Few people have witnessed the resurgence of Mohammed Shami quite like Bharat Arun. The former India bowling coach was a central figure in bringing this version of Shami to the fore. Battling personal demons, fitness and form, Arun triggered a 360-degree transformation in Shami, who from being just another India quick to one of its pace spearheads. Shami was on the verge of quitting when Arun and ex-head coach Ravi Shastri turned his career. Following a rehab stint at the NCA where Shami worked on his fitness, the India pacer emerged as a different bowler altogether. And the rest as they say is history.

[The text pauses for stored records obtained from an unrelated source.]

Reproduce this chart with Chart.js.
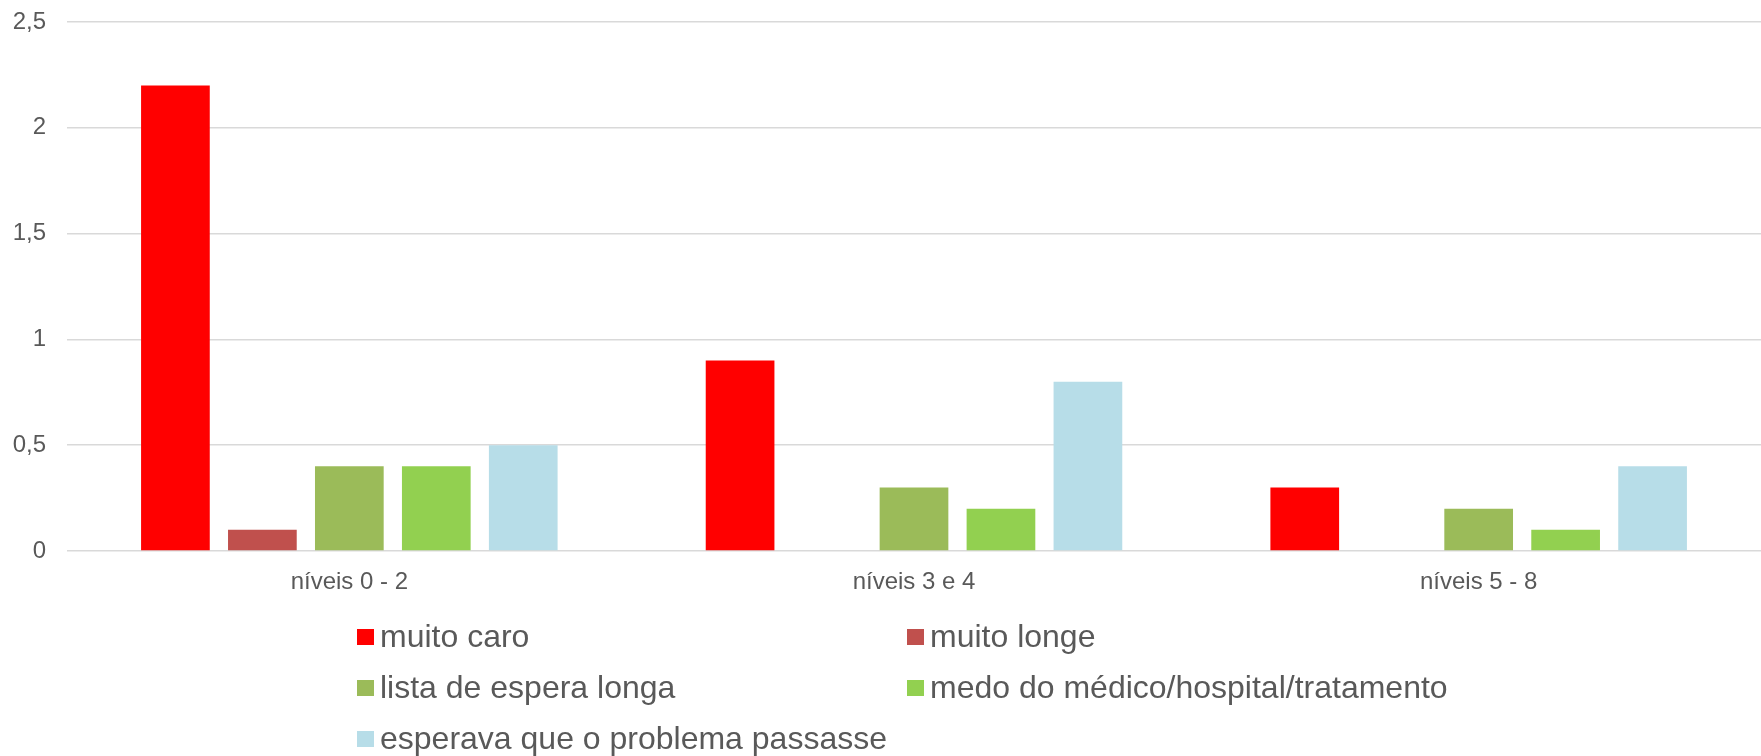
<!DOCTYPE html>
<html>
<head>
<meta charset="utf-8">
<script src="https://cdn.jsdelivr.net/npm/chart.js@4.4.1/dist/chart.umd.min.js"></script>
<style>
    html, body { margin: 0; padding: 0; background: #fff; }
    #wrap { position: relative; width: 1761px; height: 756px; }
    #legend {
        position: absolute; left: 357px; top: 611px;
        display: grid; grid-template-columns: 550px 550px; grid-auto-rows: 51px;
        font-family: "Liberation Sans", Arial, sans-serif; font-size: 32px; color: #595959;
    }
    .item { display: flex; align-items: center; white-space: nowrap; }
    .box { width: 17px; height: 16px; margin-right: 6px; flex: none; }
</style>
</head>
<body>
<div id="wrap">
    <canvas id="chart" width="1761" height="756"></canvas>
    <div id="legend"></div>
</div>
<script>
// --- DATA ---
const categories = ['níveis 0 - 2', 'níveis 3 e 4', 'níveis 5 - 8'];
const muitoCaro = [2.2, 0.9, 0.3];
const muitoLonge = [0.1, 0, 0];
const listaEspera = [0.4, 0.3, 0.2];
const medoMedico = [0.4, 0.2, 0.1];
const esperavaPassasse = [0.5, 0.8, 0.4];
const yTickLabels = ['0', '0,5', '1', '1,5', '2', '2,5'];

const series = [
    { label: 'muito caro', data: muitoCaro, color: '#FF0000' },
    { label: 'muito longe', data: muitoLonge, color: '#C0504D' },
    { label: 'lista de espera longa', data: listaEspera, color: '#9BBB59' },
    { label: 'medo do médico/hospital/tratamento', data: medoMedico, color: '#92D050' },
    { label: 'esperava que o problema passasse', data: esperavaPassasse, color: '#B7DDE8' }
];

const FONT = '"Liberation Sans", Arial, sans-serif';
const GRID = '#d9d9d9';

const chart = new Chart(document.getElementById('chart'), {
    type: 'bar',
    data: {
        labels: categories,
        datasets: series.map(s => ({
            label: s.label,
            data: s.data,
            backgroundColor: s.color,
            borderWidth: 0,
            categoryPercentage: 0.77,
            barPercentage: 0.79
        }))
    },
    options: {
        responsive: false,
        animation: false,
        layout: { padding: 0 },
        plugins: {
            legend: { display: false },
            tooltip: { enabled: false }
        },
        scales: {
            x: {
                grid: { display: false, drawTicks: false },
                border: { display: false },
                ticks: { color: '#595959', font: { family: FONT, size: 24 }, padding: 17 },
                // fixed height: plot bottom at y~551, rest is room for the legend
                afterFit: s => { s.height = 205; }
            },
            y: {
                min: 0,
                max: 2.5,
                grid: { color: GRID, lineWidth: 1.5, drawTicks: false },
                border: { display: false },
                ticks: {
                    stepSize: 0.5,
                    padding: 21,
                    color: '#595959',
                    font: { family: FONT, size: 24 },
                    callback: (v, i) => yTickLabels[i]
                },
                afterFit: s => { s.width = 67; s.paddingTop = 22; }
            }
        }
    }
});

// Legend (two columns like the original)
document.getElementById('legend').innerHTML = chart.data.datasets.map(d =>
    `<div class="item"><span class="box" style="background:${d.backgroundColor}"></span>${d.label}</div>`
).join('');
</script>
</body>
</html>
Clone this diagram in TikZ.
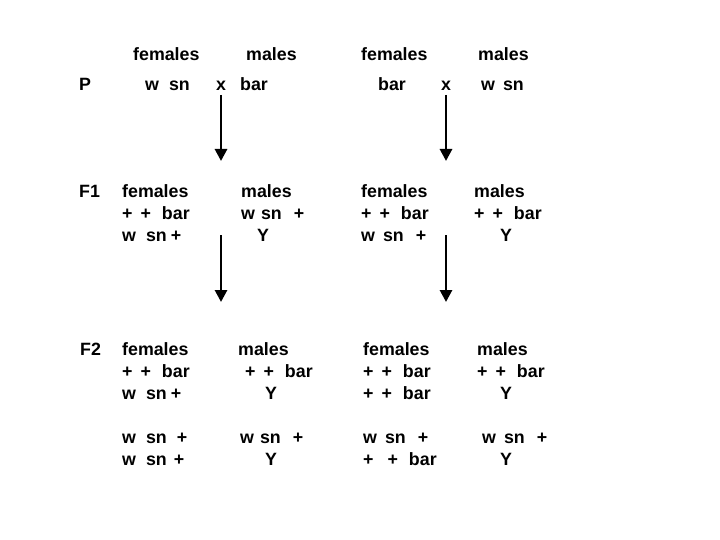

Shami, along with Jasprit Bumrah became an inseparable part of the Indian playing XI wreaking havoc across SENA nations. From being India’s leading wicket-taker in the 2019 World Cup to picking 16 wickets from five games in this edition of the tournament, Shami is giving Mohammed Siraj stiff competition for a place in the team if there’s room for only two frontline pacers. But as India gear up for their all-important World Cup semifinal against New Zealand, Arun has a crucial piece of advice for Shami: to run in and run in fast.
“I remember Mohammed Shami saying once, ‘I need to run in like a horse to be successful’. All this World Cup, Shami has been running in – galloping, you could say – fluently, with an amazing rhythm that complements his bowling skills,” Arun wrote in his column for ESPNCricinfo.
“Fast bowling is all about a feeling inside that drives the bowler to run in with rhythm and confidence, which in turn enable him to pull off special feats. Shami is being driven by that feeling now. With the kind of momentum he builds in his run-up, and his smooth, repetitive action, he has been able to pitch the ball like he is skimming a flat stone on water, skidding through batters’ defences”
Of all the wickets Shami has taken in the 2023 World Cup – including two 5-wicket-hauls, the one wicket that stands out is that of England all-rounder Ben Stokes. Shami set up Stokes like only a champion bowler could – mixing it up well and tempting the hero of the 2019 World Cup by beating him outside off and then leaving him clueless with a fast inswinger. Arun called it a ‘mouth-watering spell’ and explained how Shami was always a step ahead of Stokes during that riveting passage of play.
“The first five balls he faced from Shami, Stokes was beaten four times, outside off, and hit on the pads once. The next two balls he got his bat to, but no runs came off them. He was beaten outside off again the following delivery. When the batter is standing deep in the crease, like Stokes was, he allows the ball to move more after pitching. Also, the length that Shami was bowling, he was going to hit the stumps more often than not. Most times when that is the case, the ball is skidding onto the batter rather than bouncing as such, because of the angle and trajectory at which the ball is being delivered,” added Arun.
“Stokes thought that by attacking Shami, as he attempted to do, he might force him to alter his length. When a batter is charging, though, in such situations, it is usually because he is uncomfortable. Shami will have understood the lengths he was pitching were troubling Stokes. Most bowlers in such situations would think to go shorter when the batter charges them. That lets the batter win the battle.”
Arun may no longer be part of the Indian set-up anymore, seeing Shami in full flow and the kind of rhythm that he is, gives the former fast bowling coach a feeling of joy. Shami was absent from India’s Playing XI when they faced New Zealand at the World Cup in England four years ago. However, with no second thoughts this time, Arun conveys the same message to Shami that the Indian pacer had for him all those years ago.
“I haven’t spoken to Shami this World Cup, but I can see him totally enjoying his bowling. The only message I have for him is: Shami, tu ekdum ghode ki tarah bhaag raha hain jiss tarah se tu bowling kar raha hai. [You are running in like a horse.] Just go and enjoy yourself,” he said.